Elio kept switching his allegiances with the kids, initially playing with Cesare and Antonio, whom he knows the best because he goes to school with them, but the three-year-old boy energy would get too intense, and then he'd spin off and start drawing with the big kids, Giuseppe and Rita, until finally, later in the day, he settled down with sweet Rosella, making up their own strange games.

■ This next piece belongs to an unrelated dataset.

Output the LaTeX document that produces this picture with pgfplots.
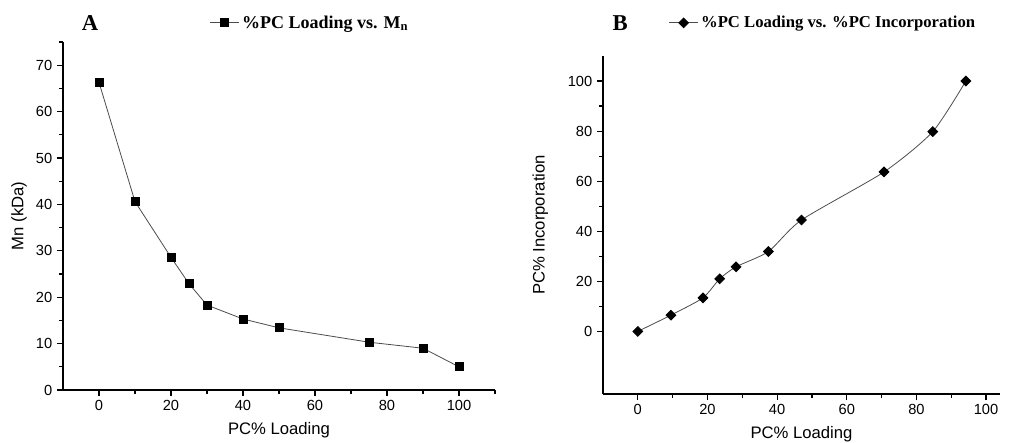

Once the lamb was done cooking, it was taken inside in a big orange pot, but when it became clear that everyone was too busy dancing and playing soccer outside, out it came again, and we all continued to dance or play, but with a salty, fatty rib in hand. Perfect. Eventually we went inside to eat the artichokes and sausages that had also been grilled. (Sidenote: Guy and I want so badly to love these artichokes, but they never seem cooked long enough to us. It's a shame.) And now here's where I just have to start making a list. After lunch, we had fruit salad of kiwis and strawberries. Then a little while later, we all had giant slices of tiramisu. Then a bit later, Salvatore cut a few pineapples into rather elaborate boat shapes and we ate those. And then I thought, really, I am done. Truly done. But then we spied Giusi making dough in a bowl, and that was our hint that while we might be done, the day certainly was not.


While the dough rose, the men suddenly got up and said they were going into town for a caffe (though we'd already had some of that, too). This was about 5 pm. Guy was saying that he didn't want any more coffee, but I hissed at him that it wasn't about drinking coffee, it was about hanging out with the men. So off they went and disappeared for over an hour. During which time, the women and kids sat around and paged through old Italian women's magazines from the early 90s (Princess Diana! Claudia Schiffer! Fabio!) and ate bananas. Truly. Because we were feeling peckish? I don't know. When the men came back, Giusi checked on the dough and deemed it ready to fry. The oil was heated, the dough was patted into rounds, and soon we were all nibbling hot fried dough coated in sugar. Guy said these (I think they called them "frittedda"?) were exactly like the doughboys that his Grandma Rachel and Aunt Eloise used to make. They were delicious, and I ate three.

 

And then I thought, really, we are all done. You can't eat any more after you eat fried dough. That's the limit. But then it was almost nine o'clock and I was bundled into the car with Maria Concetta and Mary and Salvatore and we were driving to Mary's house to get their karaoke machine. While we were rumbling down the dark, rutted roads, the sky filled with stars, and I gave up trying to understand what everyone was saying and just looked out the window, I felt suddenly like I was back in high school again, hanging out with a bunch of people I both knew and didn't know, going somewhere I wasn't quite sure where, just going along for the ride, feeling the thrill and the uncertainty of it. And then we were back with the karaoke machine, and it was time to make dinner: focaccia from Mary and Salvatore's pizzeria stuffed with the leftover antipasti, cold artichokes, sausage. Pastina mixed with soft cheese for the kids. I heard Mary's mom mutter "povre mangiata" when I turned down a second artichoke.


From there, things spiraled downhill. The parents focused on karaoke, and the kids' bodies finally hit the exhaustion point even if their brains wouldn't admit it. We ended the night with Elio curled up on my lap, at the end of his rope. What a day, in so many ways.